Sunday, January 25, 2009
A Toast To My Captain
Here’s to you, Fred. Your wisdom has been passed to thousands of students. A few of them might match your intellect, but I doubt any of us could measure up. You taught chemistry, biology, sailing, woodworking, engineering, metallurgy, machine shop, engine repair, boat building, epoxy impregnated fiberglass construction, celestial navigation… the list goes on. And all of that was just to me! How long a list would we create if all your students were polled? You taught me subjects which I was explaining to you. Your probing questions and insightful mind made me think deeply about my own field. Your curiosity was infectious. We are all better for having been your students.

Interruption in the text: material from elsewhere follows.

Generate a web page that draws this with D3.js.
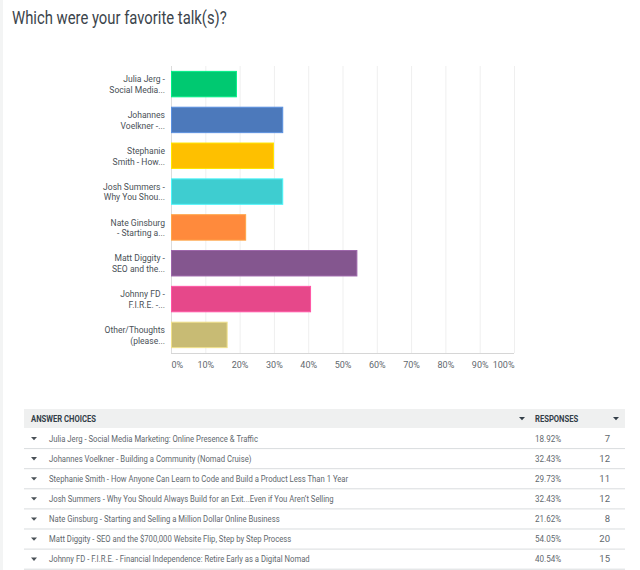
<!DOCTYPE html>
<html>
<head>
<meta charset="utf-8">
<script src="https://cdn.jsdelivr.net/npm/d3@7"></script>
<style>
  html, body { margin: 0; padding: 0; background: #fff; }
  svg { display: block; font-family: "Roboto", "Liberation Sans", sans-serif; }
</style>
</head>
<body>
<svg id="chart" width="640" height="570"></svg>
<script>
// survey answers, in the order shown
var choices = [
    'Julia Jerg - Social Media Marketing: Online Presence & Traffic',
    'Johannes Voelkner - Building a Community (Nomad Cruise)',
    'Stephanie Smith - How Anyone Can Learn to Code and Build a Product Less Than 1 Year',
    'Josh Summers - Why You Should Always Build for an Exit...Even if You Aren\u2019t Selling',
    'Nate Ginsburg - Starting and Selling a Million Dollar Online Business',
    'Matt Diggity - SEO and the $700,000 Website Flip, Step by Step Process',
    'Johnny FD - F.I.R.E. - Financial Independence: Retire Early as a Digital Nomad',
    'Other/Thoughts (please specify)'
];
// truncated two-line labels used on the chart axis
var shortLabels = [
    ['Julia Jerg -', 'Social Media...'],
    ['Johannes', 'Voelkner -...'],
    ['Stephanie', 'Smith - How...'],
    ['Josh Summers -', 'Why You Shou...'],
    ['Nate Ginsburg', '- Starting a...'],
    ['Matt Diggity -', 'SEO and the...'],
    ['Johnny FD -', 'F.I.R.E. -...'],
    ['Other/Thoughts', '(please...']
];
var percents = [18.92, 32.43, 29.73, 32.43, 21.62, 54.05, 40.54, 16.22];
var counts = [7, 12, 11, 12, 8, 20, 15, 6];
var barColors = ['#00c971', '#4c79bb', '#fec000', '#3ecdd0', '#ff8a3c', '#84568f', '#e6488a', '#c8bb74'];
var xTicks = [0, 10, 20, 30, 40, 50, 60, 70, 80, 90, 100];

var svg = d3.select('#chart');

// the survey font is narrow, squeeze Roboto a bit to get close
function condense(sel, k) {
    sel.each(function(){
        var len = this.getComputedTextLength();
        if (len > 0) {
            d3.select(this).attr('textLength', len * k).attr('lengthAdjust', 'spacingAndGlyphs');
        }
    });
}

// faint page edge
svg.append('rect').attr('x', 0).attr('y', 0).attr('width', 3).attr('height', 570).attr('fill', '#f3f4f4');

svg.append('text')
    .attr('x', 12).attr('y', 23.5)
    .attr('fill', '#3b444b')
    .style('font-size', '19px')
    .text('Which were your favorite talk(s)?')
    .call(condense, 0.78);

var x = d3.scaleLinear().domain([0, 100]).range([171, 514]);
var y = d3.scaleBand().domain(d3.range(choices.length)).range([66, 353])
    .paddingInner(0.29).paddingOuter(0.15);

var plot = svg.append('g').attr('class', 'plot');

// grid
plot.selectAll('line.grid')
    .data(xTicks)
    .enter().append('line')
    .attr('class', 'grid')
    .attr('x1', function(d){ return x(d) + 0.5; })
    .attr('x2', function(d){ return x(d) + 0.5; })
    .attr('y1', 66).attr('y2', 353)
    .attr('stroke', function(d){ return d === 0 ? '#dcdcdc' : '#efefef'; })
    .attr('stroke-width', 1);

plot.append('line')
    .attr('x1', x(0)).attr('x2', x(100))
    .attr('y1', 353.5).attr('y2', 353.5)
    .attr('stroke', '#d6d6d6');

// bars
plot.selectAll('rect.bar')
    .data(percents)
    .enter().append('rect')
    .attr('class', 'bar')
    .attr('x', x(0) + 0.5)
    .attr('y', function(d, i){ return y(i); })
    .attr('width', function(d){ return x(d) - x(0); })
    .attr('height', y.bandwidth())
    .attr('fill', function(d, i){ return barColors[i]; })
    .attr('stroke', function(d, i){ return d3.color(barColors[i]).brighter(0.5); })
    .attr('stroke-width', 1);

// category labels
var labelGroup = plot.selectAll('text.cat')
    .data(shortLabels)
    .enter().append('text')
    .attr('class', 'cat')
    .attr('text-anchor', 'end')
    .attr('fill', '#4a5157')
    .style('font-size', '9.5px');

labelGroup.each(function(lines, i){
    var t = d3.select(this);
    var cy = y(i) + y.bandwidth() / 2;
    lines.forEach(function(line, k){
        t.append('tspan')
            .attr('x', 165)
            .attr('y', cy + (k - 0.5) * 10.5 + 3.5)
            .text(line);
    });
});
labelGroup.selectAll('tspan').call(condense, 0.9);

// x axis labels
var xAxis = d3.axisBottom(x)
    .tickValues(xTicks)
    .tickSize(0)
    .tickPadding(9)
    .tickFormat(function(d){ return d + '%'; });

var axisG = svg.append('g')
    .attr('transform', 'translate(0,353)')
    .call(xAxis);
axisG.select('.domain').remove();
axisG.selectAll('text')
    .attr('fill', '#5f686e')
    .style('font-size', '9px')
    .style('font-family', '"Roboto", sans-serif')
    .attr('text-anchor', function(d){ return d === 0 ? 'start' : (d === 100 ? 'end' : 'middle'); });

// table
var tbl = svg.append('g').attr('class', 'table');
var tLeft = 24, tRight = 625, headTop = 409, headH = 19, rowH = 20.1;
var pageH = +svg.attr('height');

tbl.append('rect')
    .attr('x', tLeft).attr('y', headTop)
    .attr('width', tRight - tLeft).attr('height', headH)
    .attr('fill', '#eff0f0');

function triangle(g, cx, cy, color) {
    g.append('path')
        .attr('d', 'M' + (cx - 3) + ',' + (cy - 1.5) + 'L' + (cx + 3) + ',' + (cy - 1.5) + 'L' + cx + ',' + (cy + 1.8) + 'Z')
        .attr('fill', color);
}

tbl.append('text')
    .attr('x', 31).attr('y', headTop + 13)
    .attr('fill', '#333e48')
    .style('font-size', '9px').style('font-weight', 'bold')
    .text('ANSWER CHOICES')
    .call(condense, 0.85);
tbl.append('text')
    .attr('x', 535).attr('y', headTop + 13)
    .attr('fill', '#333e48')
    .style('font-size', '9px').style('font-weight', 'bold')
    .text('RESPONSES')
    .call(condense, 0.85);
triangle(tbl, 522, headTop + 9.5, '#333e48');
triangle(tbl, 616, headTop + 9.5, '#333e48');

// only the rows that fit on the page are shown, like the screenshot
var rowData = choices.filter(function(d, i){ return headTop + headH + (i + 1) * rowH <= pageH; });

var rows = tbl.selectAll('g.row')
    .data(rowData)
    .enter().append('g')
    .attr('class', 'row')
    .attr('transform', function(d, i){ return 'translate(0,' + (headTop + headH + i * rowH) + ')'; });

rows.append('line')
    .attr('x1', tLeft).attr('x2', tRight)
    .attr('y1', rowH + 0.5).attr('y2', rowH + 0.5)
    .attr('stroke', '#d9dcde');

rows.each(function(){ triangle(d3.select(this), 34, 10.5, '#4a5157'); });

rows.append('text')
    .attr('x', 49).attr('y', 13.5)
    .attr('fill', '#5f686e')
    .style('font-size', '9.5px')
    .text(function(d){ return d; })
    .call(condense, 0.81);

rows.append('text')
    .attr('x', 535).attr('y', 13.5)
    .attr('fill', '#5f686e')
    .style('font-size', '9.5px')
    .text(function(d, i){ return percents[i].toFixed(2) + '%'; })
    .call(condense, 0.85);

rows.append('text')
    .attr('x', 610).attr('y', 13.5)
    .attr('text-anchor', 'end')
    .attr('fill', '#5f686e')
    .style('font-size', '9.5px')
    .text(function(d, i){ return counts[i]; });
</script>
</body>
</html>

What patience you had! To teach teenagers navigation on long sails. To insist we could not leave the dock until everyone could tie a bowline behind their back. To clean up the mess and fix the mistakes as we learned. I am still amazed that you would allow us to take the helm while you slept. Your trust and acceptance of our failures is the example I hold myself to as I teach others what I know. Oh, not that your growl was never heard! You were quick to correct. The snarl of the Captain kept us striving for perfection. But, after the growl came the gruff order to “try again, Laddie”. Your satisfaction when we got it right was the best reward.
You taught me to be prepared. You always had the spare part or the material to make it. The clutter in your shop and garage was the result. In that clutter, you could find the exact piece you remembered saving five years ago. How did you do that? I believe there are enough spare parts on Hekla to rebuild her should she ever break on some remote shore. The boat yard may not understand, but all of us who saw you pull the proper fitting from the bilge learned a lesson.
From you I learned not to fight the storm. The storm will always win. Secure your lines, shorten your sails and wait. The storm will pass and the world will settle down. There is no reason to batter yourself and your boat trying to maintain speed. Have patience, Boyo. Just slow down. You taught it is not failure to heave to for awhile, it is wisdom. I still fight the impulse to push too hard, but when I do, I hear your voice.
Thank you, Fred. I can never repay all you gave me. I can only try to pass to others the lessons you taught. Your storms are behind you. I wish you clear skies, fair winds and deep water. I learn from you still.